About the area:
Bedford was a market town for the surrounding agricultural region from the early Middle Ages The Anglo-Saxon King Offa of Mercia was buried in the town in 796. In 886 it became a boundary town separating Wessex and Danelaw. It was the seat of the Barony of Bedford. In 919 Edward the Elder built the town's first known fortress, on the south side of the River Ouse and there received the area's submission. This fortress was destroyed by the Danes. William II gave the barony of Bedford to Paine de Beauchamp who built a new, strong castle.
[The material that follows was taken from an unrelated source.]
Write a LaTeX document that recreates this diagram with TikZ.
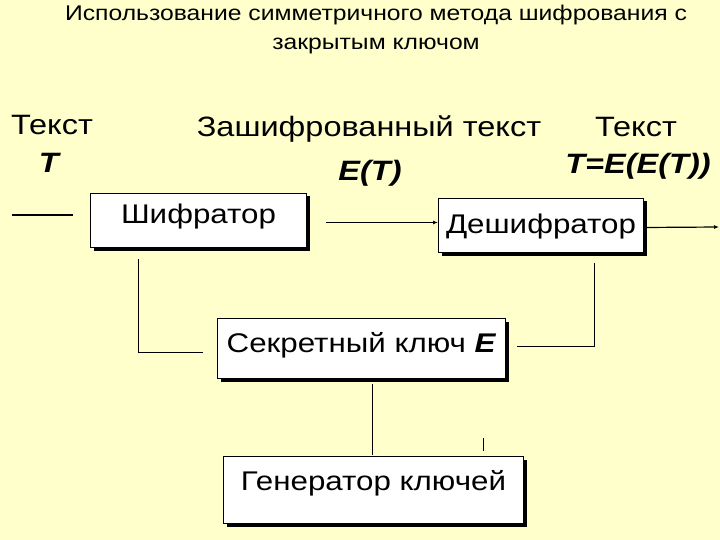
\documentclass[tikz,border=0pt]{standalone}
\usepackage{fontspec}
\setmainfont[FakeStretch=1.16]{Liberation Sans}
\definecolor{fonSlajda}{RGB}{255, 255, 204}
\usetikzlibrary{arrows.meta, shadows}

\begin{document}
\begin{tikzpicture}[x=1pt, y=-1pt,
    blok/.style={draw, fill=white, line width=1pt, inner xsep=0pt, inner ysep=0pt,
        anchor=north west, font=\fontsize{27}{32}\selectfont,
        drop shadow={shadow xshift=3pt, shadow yshift=-3pt, fill=black, opacity=1}},
    nadpis/.style={anchor=base, inner sep=0pt, font=\fontsize{28}{32}\selectfont},
    svyaz/.style={line width=1.2pt},
    pil/.style={svyaz, -{Latex[length=5pt, width=4pt]}}]
    % Background
    \fill[fonSlajda] (0,0) rectangle (720,540);
    \useasboundingbox (0,0) rectangle (720,540);

    % Title
    \node[anchor=north, align=center, inner sep=0pt, font=\fontsize{21.3}{28.5}\selectfont]
        (zagolovok) at (376,5) {Использование симметричного метода шифрования с\\закрытым ключом};

    % Labels
    \node[nadpis] (tekstA) at (52,135) {Текст};
    \node[nadpis] (tekstAT) at (50,173) {\textbf{\textit{T}}};
    \node[nadpis] (tekstB) at (369,137) {Зашифрованный текст};
    \node[nadpis] (tekstBT) at (370,181) {\textbf{\textit{E(T)}}};
    \node[nadpis] (tekstC) at (636,137) {Текст};
    \node[nadpis] (tekstCT) at (638,174) {\textbf{\textit{T=E(E(T))}}};

    % Blocks
    \node[blok, minimum width=216pt, text height=30pt, text depth=24pt]
        (shifrator) at (90,193) {Шифратор};
    \node[blok, minimum width=205pt, text height=35pt, text depth=19pt]
        (deshifrator) at (438,198) {Дешифратор};
    \node[blok, minimum width=288pt, text height=34pt, text depth=26pt]
        (kluch) at (217,318) {Секретный ключ \textbf{\textit{E}}};
    \node[blok, minimum width=300pt, text height=34pt, text depth=33pt]
        (generator) at (223,456) {Генератор ключей};

    % Connectors
    \coordinate (vhod) at (12,215);
    \coordinate (vyhod) at (719,227);
    \draw[svyaz, shorten >=17pt] (vhod) -- (vhod -| shifrator.west);
    \draw[pil, shorten <=19pt] ([yshift=-2pt]shifrator.east) -- ([yshift=3pt]deshifrator.west);
    \draw[pil] ([yshift=-2pt]deshifrator.east) -- (vyhod);
    \draw[svyaz, shorten <=11pt, shorten >=14pt] ([xshift=-60pt]shifrator.south) |- ([yshift=-4pt]kluch.west);
    \draw[svyaz, shorten <=10pt, shorten >=11pt] ([xshift=53.5pt]deshifrator.south) |- ([yshift=2pt]kluch.east);
    \draw[svyaz, shorten <=5pt, shorten >=1pt] ([xshift=11pt]kluch.south) -- ([xshift=-1pt]generator.north);
    \draw[svyaz, shorten >=5pt] ([xshift=110pt, yshift=18pt]generator.north) -- ([xshift=110pt]generator.north);
\end{tikzpicture}
\end{document}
The new Bedford Castle was razed in 1224 and today only a mound remains.
Bedford traces its borough charter in 1166 by Henry II and elected two members to the unreformed House of Commons.
Bedford remained a small agricultural town, with wool being an important industry in the area for much of the Middle Ages From the 1560s Bedford and much of Bedfordshire became one of the main centres of England's Lace industry, with skilled lace-makers such as the Flemings and then later the Huguenots emigrating from Europe to settle in the town and surrounding county. Lace continued to be an important industry in Bedford up until the early 20th century.
The River Great Ouse became navigable as far as Bedford in 1689. Wool declined in importance with brewing becoming a major industry in the town.
In 1660 John Bunyan was imprisoned for 12 years in Bedford Gaol. It was here that he wrote The Pilgrim's Progress.
The 19th Century saw Bedford transform into an important engineering hub. In 1832 Gas lighting was introduced, and the railway reached Bedford in 1846. The first Corn Exchange was built 1849, and the first drains and sewers were dug in 1864.